Now that the bailout package has failed, the ball is in the Bush Administrations court. Bush cannot simply kick the can down the road as almost certainly GM and possibly Chrysler would already be in bankruptcy by the time Obama takes office (Ford has a much stronger balance sheet and may well survive without bankruptcy or financial assistance.)

Bush had initially hinted that he would provide loans out of the remaining TARP funds. He is now indicating that an "orderly bankruptcy" may be the way to go. What exactly this means is not 100% clear yet, but I will restate my position that I think that the Big 3 are unworthy of a taxpayer bailout without bankruptcy and the sort of strict restrictions on executive compensation and financial restructuring that were not (but should have been) part of the financial industry bailout.

I am sick and tired of practicing capitalism with corporate gains and socialism with corporate losses. This is a preverse reverse socialism where the rich make out when times are good and the rich are still protected when times are bad.

I recognize the economic criticality of the auto industry and nobody favors the companies shutting down, but I cannot fathom why investors should get a return on a company that has been incompetently managed.

The Incompetent Harry Reid

While I did not support the bailout package, its failure to pass is another strike against Harry Reid. Seriously, can this guy get anything done? Since Democrats have taken the majority, can you think of one piece of major legislation he has pushed through?

Democrats and Bush reached an agreement on immigration reform. Didn't pass.

Democrats and Bush reached an agreement on the first bailout bill. Didn't pass.

Congress controlled the purse strings on Iraq.

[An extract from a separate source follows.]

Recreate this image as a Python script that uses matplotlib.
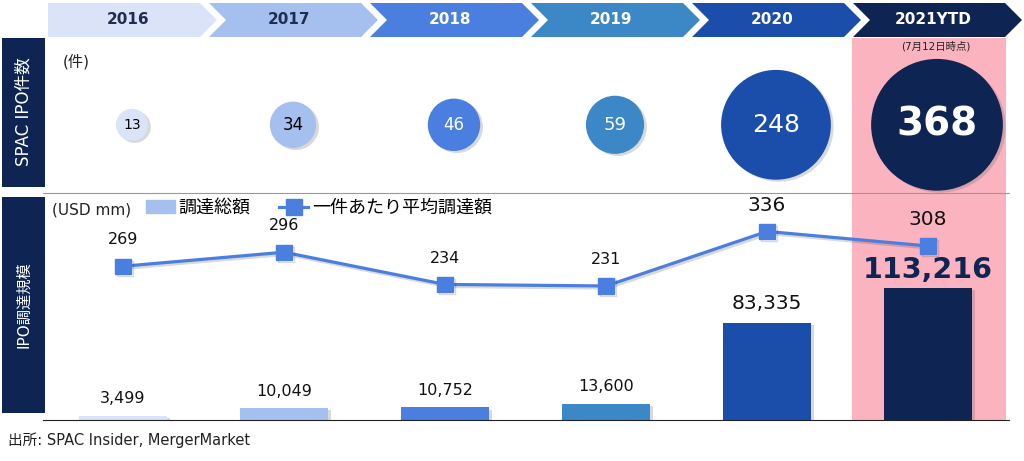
import matplotlib
matplotlib.use('Agg')
import matplotlib.pyplot as plt
import matplotlib.patches as patches
import matplotlib.patheffects as pe
from matplotlib.lines import Line2D
import numpy as np

plt.rcParams['font.family'] = ['DejaVu Sans', 'Noto Sans CJK JP']

# data
years = ['2016', '2017', '2018', '2019', '2020', '2021YTD']
ipo_counts = [13, 34, 46, 59, 248, 368]
total_raised = [3499, 10049, 10752, 13600, 83335, 113216]
avg_raised = [269, 296, 234, 231, 336, 308]

year_colors = ['#DAE3F7', '#A5C0EE', '#4A7FE0', '#3C87C5', '#1B4EAA', '#0E2553']
navy = '#0E2553'
pink = '#FBB4BF'
line_color = '#4A7FE0'

W, H = 1024, 461
fig = plt.figure(figsize=(W / 100, H / 100), dpi=100)

# background layer in pixel coords
bg = fig.add_axes([0, 0, 1, 1], zorder=0)
bg.set_xlim(0, W)
bg.set_ylim(H, 0)
bg.axis('off')

bg.add_patch(patches.Rectangle((852, 38), 154, 382, color=pink, lw=0))
bg.add_patch(patches.Rectangle((2, 38), 43, 149, color=navy, lw=0))
bg.add_patch(patches.Rectangle((2, 197), 43, 216, color=navy, lw=0))
bg.text(23.5, 112, 'SPAC IPO件数', rotation=90, color='white', fontsize=12,
        ha='center', va='center')
bg.text(23.5, 305, 'IPO調達規模', rotation=90, color='white', fontsize=11,
        ha='center', va='center')

# chevron header
d = 17
for i, (yr, c) in enumerate(zip(years, year_colors)):
    L = 48 + 161 * i
    pts = [(L, 3), (L + 152, 3), (L + 152 + d, 20), (L + 152, 37), (L, 37)]
    if i > 0:
        pts.append((L + d, 20))
    bg.add_patch(patches.Polygon(pts, closed=True, color=c, lw=0))
    tc = '#1F2D52' if i < 2 else 'white'
    bg.text(L + 80, 20, yr, color=tc, fontsize=11, fontweight='bold',
            ha='center', va='center')

bg.text(936, 46, '(7月12日時点)', fontsize=7.5, ha='center', va='center', color='#222222')
bg.text(63, 62, '(件)', fontsize=11, ha='left', va='center', color='#222222')
bg.text(52, 210, '(USD mm)', fontsize=11, ha='left', va='center', color='#222222')
bg.text(8, 440, '出所: SPAC Insider, MergerMarket', fontsize=10.5, ha='left',
        va='center', color='#222222')

x = np.arange(len(years))
shadow = dict(shadow_rgbFace='#555555', alpha=0.22)

# top panel: bubbles
ax_top = fig.add_axes([51.5 / W, (H - 193) / H, 966 / W, 155 / H], zorder=2)
ax_top.set_facecolor('none')
ax_top.set_xlim(-0.5, 5.5)
ax_top.set_ylim(0, 1)
ax_top.axis('off')
counts = np.array(ipo_counts)
r_px = 4.5 + 3.2 * np.sqrt(counts)
sizes = (2 * r_px * 0.72) ** 2
yb = np.full(len(years), 0.44)
ax_top.scatter(x, yb, s=sizes, c=year_colors, lw=0, clip_on=False,
               path_effects=[pe.SimplePatchShadow(offset=(2, -1.5), **shadow),
                             pe.Normal()])
bubble_fs = [10, 12, 12, 13, 18, 28]
for i, v in enumerate(ipo_counts):
    tc = 'black' if i < 2 else 'white'
    fw = 'bold' if i == 5 else 'normal'
    ax_top.text(x[i], yb[i], str(v), color=tc, fontsize=bubble_fs[i],
                fontweight=fw, ha='center', va='center')

# bottom panel: bars + line
ax = fig.add_axes([42.5 / W, (H - 420) / H, 966 / W, 227 / H], zorder=2)
ax.set_facecolor('none')
ax.set_xlim(-0.5, 5.5)
ax.set_ylim(0, 195000)
bars = ax.bar(x, total_raised, width=0.55, color=year_colors, lw=0)
for b in bars:
    b.set_path_effects([pe.SimplePatchShadow(offset=(2, -1.5), **shadow), pe.Normal()])
for s in ['left', 'right']:
    ax.spines[s].set_visible(False)
ax.spines['bottom'].set_color('#222222')
ax.spines['top'].set_color('#999999')
ax.set_xticks([])
ax.set_yticks([])

bar_fs = [11.5, 11.5, 11.5, 11.5, 14.5, 20.5]
for i, v in enumerate(total_raised):
    big = i == 5
    ax.annotate(f'{v:,}', (x[i], v), xytext=(0, 3 if big else 7),
                textcoords='offset points', ha='center', va='bottom',
                fontsize=bar_fs[i], fontweight='bold' if big else 'normal',
                color=navy if big else '#111111')

ax2 = ax.twinx()
ax2.set_ylim(-27, 410)
ax2.plot(x, avg_raised, color=line_color, lw=2.3, marker='s', markersize=11,
         path_effects=[pe.SimpleLineShadow(offset=(1.5, -1.5), alpha=0.15), pe.Normal()])
for s in ax2.spines.values():
    s.set_visible(False)
ax2.set_yticks([])
line_fs = [11.5, 11.5, 11.5, 11.5, 14.5, 14.5]
for i, v in enumerate(avg_raised):
    ax2.annotate(str(v), (x[i], v), xytext=(0, 19), textcoords='offset points',
                 ha='center', va='center', fontsize=line_fs[i], color='#111111')

handles = [patches.Patch(color='#A5C0EE', label='調達総額'),
           Line2D([], [], color=line_color, lw=2.3, marker='s', markersize=11,
                  label='一件あたり平均調達額')]
fig.legend(handles=handles, loc='upper left', bbox_to_anchor=(146 / W, 1 - 199 / H),
           ncol=2, frameon=False, fontsize=13, handlelength=1.6, handletextpad=0.2,
           columnspacing=1.6, borderpad=0, borderaxespad=0)

fig.savefig('out.png', dpi=100)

Bush got his way.

Democrats and Bush reached an agreement on the auto industry. Didn't pass.

What an abject failure. Democrats need to give Reid the boot. The country deserves better. And Democrats better wise up if they hope to hold their new found seats in 2010.

The Long Road in Minnesota, the "Election of One" in New York

The election that seems to never end in Minnesota is getting closer to over and shockingly, after seeing Norm Coleman lead throughout the recount, he could actually lose this one. It is still far from decided given the narrowness of the margins. Norm Coleman officially leads by 5 votes (no that is not a typo), but the challenges are not yet all sorted through, so those numbers will shift again, we just don't know in which direction.

Also, the state supreme court ruled today that about 1,600 improperly rejected absentee ballots should be counted, meaning another round of counts, another round of challenges and another round of resolving the challenges.

This is all supposed to be over by December 31st according to the ruling. Don't count on it being resolved any sooner.

In New York, Caroline Kennedy is running a campaign of sorts to get Governor David Patterson to appoint her to Hillary Clinton's seat. While I have nothing against Kennedy, who seems to be a pleasant, kind and decent person, I detest legacy blue blood politics. Kennedy has done nothing to earn a Senate seat other than have a famous name. Governor Patterson should appoint the person he thinks is best qualified, and he would have trouble convincing me that that is Kennedy. If Kennedy wants the seat, let her run for it in 2010. Heck, she'd probably win -- New Yorkers love both celebrities and the Kennedy family. But if she ran and won, she would be definition in a democracy, earn the seat. As it is, it feels like just another backdoor deal if she gets it by appointment.